The roundtable returned repeatedly to a distinction between brokers who run a business and brokers who do a job. Finsure will not onboard brokers operating on generic email addresses — a domain-based email is treated as a basic signal of professional seriousness. Soltani charges fees for complex work and is explicit about this from the outset, arguing that a service perceived as free is not respected. Song sees the best interests duty not as a compliance burden but as the natural outcome of asking the right questions about each client's unique situation and recommending lenders genuinely suited to their needs. Vartanian is optimistic that better technology and tighter compliance will accelerate the sorting of the profession, weeding out unethical or underqualified brokers and improving overall trust in the channel over the next two to five years.

What is Finsure and what does it offer Australian mortgage brokers?

Established in 2011, Finsure is one of Australia's largest mortgage broking aggregators with a network of over 4,000 brokers and a loan book exceeding $175 billion.

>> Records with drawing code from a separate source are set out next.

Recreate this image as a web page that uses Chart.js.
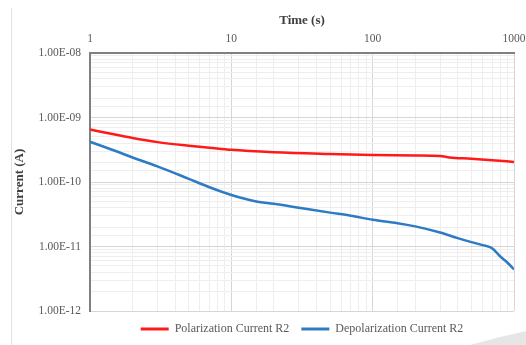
<!DOCTYPE html>
<html>
<head>
<meta charset="utf-8">
<script src="https://cdn.jsdelivr.net/npm/chart.js@4.4.1/dist/chart.umd.min.js"></script>
<style>
  html, body { margin: 0; padding: 0; background: #fff; }
  #wrap { position: relative; width: 526px; height: 345px; overflow: hidden; }
  #edge { position: absolute; left: 11px; top: 8px; width: 1px; height: 337px; background: #e2e2e2; }
  #swoosh { position: absolute; left: 0; top: 0; width: 526px; height: 345px; background: #e6e6e6;
            clip-path: polygon(470px 345px, 500px 337px, 526px 331px, 526px 345px); }
  canvas { position: absolute; left: 0; top: 0; }
</style>
</head>
<body>
<div id="wrap">
  <div id="edge"></div>
  <div id="swoosh"></div>
  <canvas id="currentChart" width="526" height="345"></canvas>
</div>
<script>
// polarization run (s, A)
var polTime    = [1, 1.5, 2, 3, 5, 7, 10, 20, 50, 100, 200, 300, 350, 500, 700, 1000];
var polCurrent = [6.5e-10, 5.45e-10, 4.8e-10, 4.15e-10, 3.65e-10, 3.4e-10, 3.15e-10, 2.9e-10,
                  2.72e-10, 2.62e-10, 2.57e-10, 2.53e-10, 2.4e-10, 2.3e-10, 2.18e-10, 2.05e-10];

// depolarization run (s, A)
var depTime    = [1, 1.5, 2, 3, 5, 7, 10, 15, 20, 30, 50, 70, 100, 150, 200, 300, 400, 500,
                  600, 700, 800, 900, 1000];
var depCurrent = [4.2e-10, 3.05e-10, 2.4e-10, 1.75e-10, 1.12e-10, 8.3e-11, 6.3e-11, 5.0e-11,
                  4.6e-11, 4.0e-11, 3.35e-11, 3.0e-11, 2.6e-11, 2.3e-11, 2.05e-11, 1.65e-11,
                  1.35e-11, 1.17e-11, 1.05e-11, 9.4e-12, 7.0e-12, 5.6e-12, 4.4e-12];

var timeTicks    = [1, 10, 100, 1000];
var currentTicks = [1e-12, 1e-11, 1e-10, 1e-9, 1e-8];

var FONT = '"Liberation Serif", "Times New Roman", serif';

function isDecade(v) {
    var e = Math.log10(v);
    return Math.abs(e - Math.round(e)) < 1e-6;
}

function sci(v) {
    // 1e-8 -> 1.00E-08
    return v.toExponential(2).toUpperCase().replace(/E([+-])(\d)$/, 'E$10$2');
}

function gridColor(ctx) {
    if (!ctx.tick) return '#eeeeee';
    return isDecade(ctx.tick.value) ? '#d6d6d6' : '#eeeeee';
}

function toPoints(xs, ys) {
    return xs.map(function(x, i) { return { x: x, y: ys[i] }; });
}

var ctx = document.getElementById('currentChart').getContext('2d');
var chart = new Chart(ctx, {
    type: 'line',
    data: {
        datasets: [{
            label: 'Polarization Current R2',
            data: toPoints(polTime, polCurrent),
            borderColor: '#ff1a1a',
            backgroundColor: '#ff1a1a',
            borderWidth: 2.5,
            pointRadius: 0,
            cubicInterpolationMode: 'monotone'
        }, {
            label: 'Depolarization Current R2',
            data: toPoints(depTime, depCurrent),
            borderColor: '#2e7bc4',
            backgroundColor: '#2e7bc4',
            borderWidth: 2.5,
            pointRadius: 0,
            cubicInterpolationMode: 'monotone'
        }]
    },
    options: {
        responsive: false,
        animation: false,
        layout: { padding: { top: 8, left: 12, right: 12, bottom: 0 } },
        scales: {
            x: {
                type: 'logarithmic',
                position: 'top',
                min: 1,
                max: 1000,
                afterFit: function(scale) {
                    scale.height = 45;
                    // let the "1000" label hang past the plot edge
                    scale.paddingLeft = 0;
                    scale.paddingRight = 0;
                },
                grid: { color: gridColor, lineWidth: 1, drawTicks: false },
                border: { color: '#808080', width: 2 },
                ticks: {
                    autoSkip: false,
                    maxRotation: 0,
                    padding: 7,
                    color: '#595959',
                    font: { family: FONT, size: 11.5 },
                    callback: function(v) {
                        var r = Math.round(v);
                        return timeTicks.indexOf(r) >= 0 && isDecade(v) ? String(r) : '';
                    }
                },
                title: {
                    display: true,
                    text: 'Time (s)',
                    color: '#404040',
                    padding: { top: 5, bottom: 0 },
                    font: { family: FONT, size: 13, weight: 'bold' }
                }
            },
            y: {
                type: 'logarithmic',
                min: currentTicks[0],
                max: currentTicks[currentTicks.length - 1],
                afterFit: function(scale) { scale.width = 78; },
                grid: { color: gridColor, lineWidth: 1, drawTicks: false },
                border: { color: '#808080', width: 2 },
                ticks: {
                    autoSkip: false,
                    padding: 9,
                    color: '#595959',
                    font: { family: FONT, size: 11.5 },
                    callback: function(v) { return isDecade(v) ? sci(v) : ''; }
                },
                title: {
                    display: true,
                    text: 'Current (A)',
                    color: '#404040',
                    padding: { top: 0, bottom: 0 },
                    font: { family: FONT, size: 13, weight: 'bold' }
                }
            }
        },
        plugins: {
            tooltip: { enabled: false },
            legend: {
                position: 'bottom',
                fullSize: false,
                labels: {
                    boxWidth: 28,
                    boxHeight: 3,
                    padding: 12,
                    color: '#595959',
                    font: { family: FONT, size: 12 },
                    generateLabels: function(chart) {
                        return Chart.defaults.plugins.legend.labels.generateLabels(chart).map(function(item) {
                            item.fillStyle = item.strokeStyle;
                            item.lineWidth = 0;
                            return item;
                        });
                    }
                }
            }
        }
    }
});
</script>
</body>
</html>
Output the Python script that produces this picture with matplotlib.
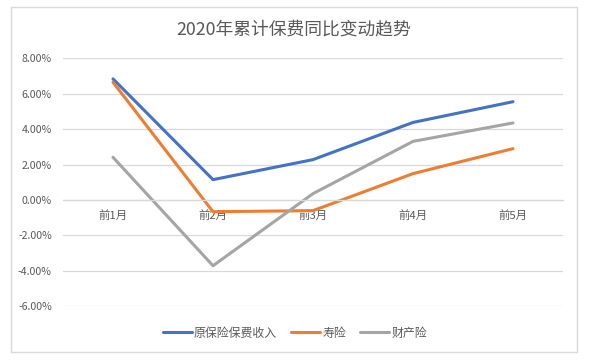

A technology-enabled, scalable aggregator with an international presence, Finsure provides brokers with education, business support, lender access, professional development infrastructure, PD days, conferences, and lender webinars across its national broker network.

Roundtable participants

Vache Vartanian — founder, director and head broker, Hero Finance. Specialises in complex scenarios and long-term property portfolio structuring. Former Westpac and Citibank. Founder of The Mortgage Club and Fincheck anti-fraud software.

Mansour Soltani — director, Soren Financial. Regular media contributor to ABC, Domain and Australian Broker. Specialises in clear, structured lending advice for complex client scenarios.

Kristy Atkins — director and finance broker, Parity Capital. Over 15 years in business and commercial banking. Specialises in residential, asset, commercial and investment finance.

Sally Prowse — founder and managing director, Sandcastle Finance. Over 20 years' industry experience. Specialises in strategic lending, property investment structuring and supporting women and self-employed clients. MFAA-accredited mentor.

Noushig Megerditchian — head of sales, northern region, Finsure. 15 years in third-party distribution. Co-chairwoman of Women in Finsure.

Paul Song — state manager NSW/ACT, Finsure. Leads relationship management for over 2,000 Finsure members across NSW and ACT.